Illuminated signs will be banned between 1 a.m. and 6 a.m.
Britain:
Families were already struggling to pay their bills, thanks to high prices resulting from the US-led proxy war in Ukraine. Now energy regulator Ofgem has announced an 80 percent rise in the annual energy price cap for suppliers—a cap that is pegged to market rates and must go up when global gas prices do—on top of its earlier huge rise in April. That means British energy bills could nearly triple over last year’s as the country enters the winter months, forcing families to make hard choices between buying food or keeping the heat on.
And Russia?
Russia pumps almost as much oil into the global market as it did before its invasion of Ukraine. With oil prices up, Moscow is also making more money.
Demand from some of the world’s largest economies has given Russian President Vladimir Putin the upper hand in the energy battle that shadows the war in Ukraine, and has confounded the West’s bid to cripple Russia’s economy with sanctions.
Sales are booming in Russia’s export market, the world’s largest in crude and refined fuels. And new trade arrangements have given Mr. Putin cover to use natural-gas exports as an economic weapon against Ukraine’s European allies. Before the war, Russia supplied Europe with 40% of its gas. It has since throttled flows through the Nord Stream pipeline to Germany and other conduits, driving prices higher and putting pressure on European households and businesses.
Oil revenue more than makes up the difference. “Russia is swimming in cash,” said Elina Ribakova, deputy chief economist at the Institute of International Finance.

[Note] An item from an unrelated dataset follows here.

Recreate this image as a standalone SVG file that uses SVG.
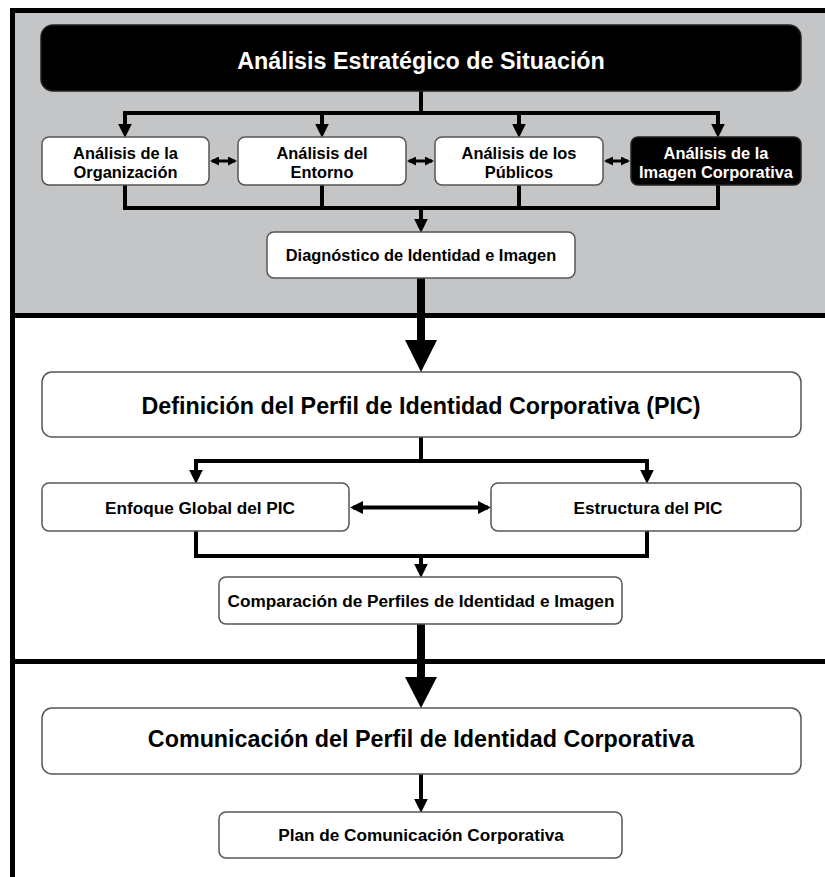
<svg xmlns="http://www.w3.org/2000/svg" width="825" height="877" viewBox="0 0 825 877">
<style>
.box{fill:#fff;stroke:#555;stroke-width:1.5}
.dark{fill:#000;stroke:#222;stroke-width:1.5}
.t{font-family:"Liberation Sans",Arial,sans-serif;font-weight:bold;text-anchor:middle;fill:#000}
.big{font-size:23.3px}
.sm{font-size:16.4px}
.md{font-size:17.2px}
.w{fill:#fff}
.ln{fill:none;stroke:#000;stroke-width:4}
.thick{fill:none;stroke:#000;stroke-width:8}
.sep{fill:none;stroke:#000;stroke-width:5}
</style>
<defs>
<marker id="ah" markerUnits="userSpaceOnUse" markerWidth="14" markerHeight="14" viewBox="0 0 12 12" refX="8" refY="6" orient="auto">
<path d="M0,0 L12,6 L0,12 Z" fill="#000"/>
</marker>
<marker id="ahs" markerUnits="userSpaceOnUse" markerWidth="9" markerHeight="9" viewBox="0 0 9 9" refX="7" refY="4.5" orient="auto-start-reverse">
<path d="M0,0 L9,4.5 L0,9 Z" fill="#000"/>
</marker>
<marker id="ahm" markerUnits="userSpaceOnUse" markerWidth="13" markerHeight="13" viewBox="0 0 13 13" refX="10" refY="6.5" orient="auto-start-reverse">
<path d="M0,0 L13,6.5 L0,13 Z" fill="#000"/>
</marker>
</defs>

<g id="frame">
<rect x="12.5" y="10.5" width="813" height="305" fill="#c4c5c7"/>
<path class="sep" d="M12.5,877 V10.5 H825"/>
<path class="sep" d="M12.5,315.5 H825"/>
<path class="sep" d="M12.5,661.5 H825"/>
</g>

<g id="connectors">
<path class="ln" d="M421,91 V113"/>
<path class="ln" d="M123,113 H720"/>
<path class="ln" d="M125,113 V133" marker-end="url(#ah)"/>
<path class="ln" d="M322,113 V133" marker-end="url(#ah)"/>
<path class="ln" d="M519,113 V133" marker-end="url(#ah)"/>
<path class="ln" d="M718,113 V133" marker-end="url(#ah)"/>
<path class="ln" style="stroke-width:3" d="M212,161 H235" marker-start="url(#ahs)" marker-end="url(#ahs)"/>
<path class="ln" style="stroke-width:3" d="M409,161 H432" marker-start="url(#ahs)" marker-end="url(#ahs)"/>
<path class="ln" style="stroke-width:3" d="M606,161 H628" marker-start="url(#ahs)" marker-end="url(#ahs)"/>
<path class="ln" d="M125,185 V208 H718 V185"/>
<path class="ln" d="M322,185 V208"/>
<path class="ln" d="M519,185 V208"/>
<path class="ln" d="M421,208 V228" marker-end="url(#ah)"/>
<path class="thick" d="M421,278 V342"/>
<polygon points="405,340 437,340 421,372" fill="#000"/>
<path class="ln" d="M421,437 V461"/>
<path class="ln" d="M194,461 H649"/>
<path class="ln" d="M196,461 V479" marker-end="url(#ah)"/>
<path class="ln" d="M647,461 V479" marker-end="url(#ah)"/>
<path class="ln" d="M353,507.5 H488" marker-start="url(#ahm)" marker-end="url(#ahm)"/>
<path class="ln" d="M196,531 V556 H647 V531"/>
<path class="ln" d="M421,556 V573" marker-end="url(#ah)"/>
<path class="thick" d="M421,624 V679"/>
<polygon points="405,677 437,677 421,708" fill="#000"/>
<path class="ln" d="M421,774 V808" marker-end="url(#ah)"/>
</g>

<g id="n-analisis">
<rect class="dark" x="41" y="25" width="760" height="66" rx="12"/>
<text class="t big w" x="421" y="69">Análisis Estratégico de Situación</text>
</g>
<g id="n-organizacion">
<rect class="box" x="42" y="137" width="167" height="48" rx="7"/>
<text class="t sm" x="125.5" y="159">Análisis de la</text>
<text class="t sm" x="125.5" y="178">Organización</text>
</g>
<g id="n-entorno">
<rect class="box" x="238" y="137" width="168" height="48" rx="7"/>
<text class="t sm" x="322" y="159">Análisis del</text>
<text class="t sm" x="322" y="178">Entorno</text>
</g>
<g id="n-publicos">
<rect class="box" x="435" y="137" width="168" height="48" rx="7"/>
<text class="t sm" x="519" y="159">Análisis de los</text>
<text class="t sm" x="519" y="178">Públicos</text>
</g>
<g id="n-imagen">
<rect class="dark" x="631" y="137" width="170" height="48" rx="7"/>
<text class="t sm w" x="716" y="159">Análisis de la</text>
<text class="t sm w" x="716" y="178">Imagen Corporativa</text>
</g>
<g id="n-diagnostico">
<rect class="box" x="267" y="232" width="308" height="46" rx="7"/>
<text class="t sm" x="421" y="261">Diagnóstico de Identidad e Imagen</text>
</g>
<g id="n-pic">
<rect class="box" x="42" y="372" width="759" height="65" rx="10"/>
<text class="t big" x="421" y="414">Definición del Perfil de Identidad Corporativa (PIC)</text>
</g>
<g id="n-enfoque">
<rect class="box" x="42" y="483" width="307" height="48" rx="7"/>
<text class="t md" x="200" y="514">Enfoque Global del PIC</text>
</g>
<g id="n-estructura">
<rect class="box" x="491" y="483" width="310" height="48" rx="7"/>
<text class="t md" x="648" y="514">Estructura del PIC</text>
</g>
<g id="n-comparacion">
<rect class="box" x="219" y="577" width="403" height="47" rx="7"/>
<text class="t md" x="421" y="607">Comparación de Perfiles de Identidad e Imagen</text>
</g>
<g id="n-comunicacion">
<rect class="box" x="42" y="708" width="759" height="66" rx="10"/>
<text class="t big" x="421" y="747">Comunicación del Perfil de Identidad Corporativa</text>
</g>
<g id="n-plan">
<rect class="box" x="219" y="812" width="403" height="46" rx="7"/>
<text class="t md" x="421" y="841">Plan de Comunicación Corporativa</text>
</g>
</svg>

Moscow earned $97 billion from oil and gas sales through July this year, about $74 billion of that from oil, she said.
The country exported 7.4 million barrels of crude and products such as diesel and gasoline each day in July, according to the International Energy Agency, down only about 600,000 barrels a day since the start of the year.
The Group of Seven wealthy nations rolled out a plan to cap the price of Russian oil on global markets, committing to a novel sanctions design aimed at limiting Russia’s revenue from oil sales as its invasion of Ukraine grinds on.
The finance ministers of the G-7 said they would move to ban the insurance and financing of shipments of Russian oil and petroleum products unless they are sold under a set price cap.
With the plan, the U.S. and its allies are hoping to leverage their control over the financing and insurance of global shipping to force Russia to comply with the cap or face the possibility of being unable to ship its oil. Over 90% of the world’s ships are insured through a London-based association of insurers, according to Bruegel, a Brussels-based think tank.
The announcement didn’t include several key details, including the level at which the price cap would be set. The G-7 ministers said they would consult with international partners about where to set the cap, with the possibility of changing the cap level over time.
The ultimate design will include three price caps, with one set for Russian crude and two sets for Russian petroleum products, according to a senior Treasury official.
The plan seeks to resolve a dilemma that has so far confounded Western attempts to penalize Russia for its invasion of Ukraine: how to cut off Russia’s revenue without reducing global oil supply and raising prices. Inflation is already running at the highest levels in decades, posing a major economic and political problem for governments across the West.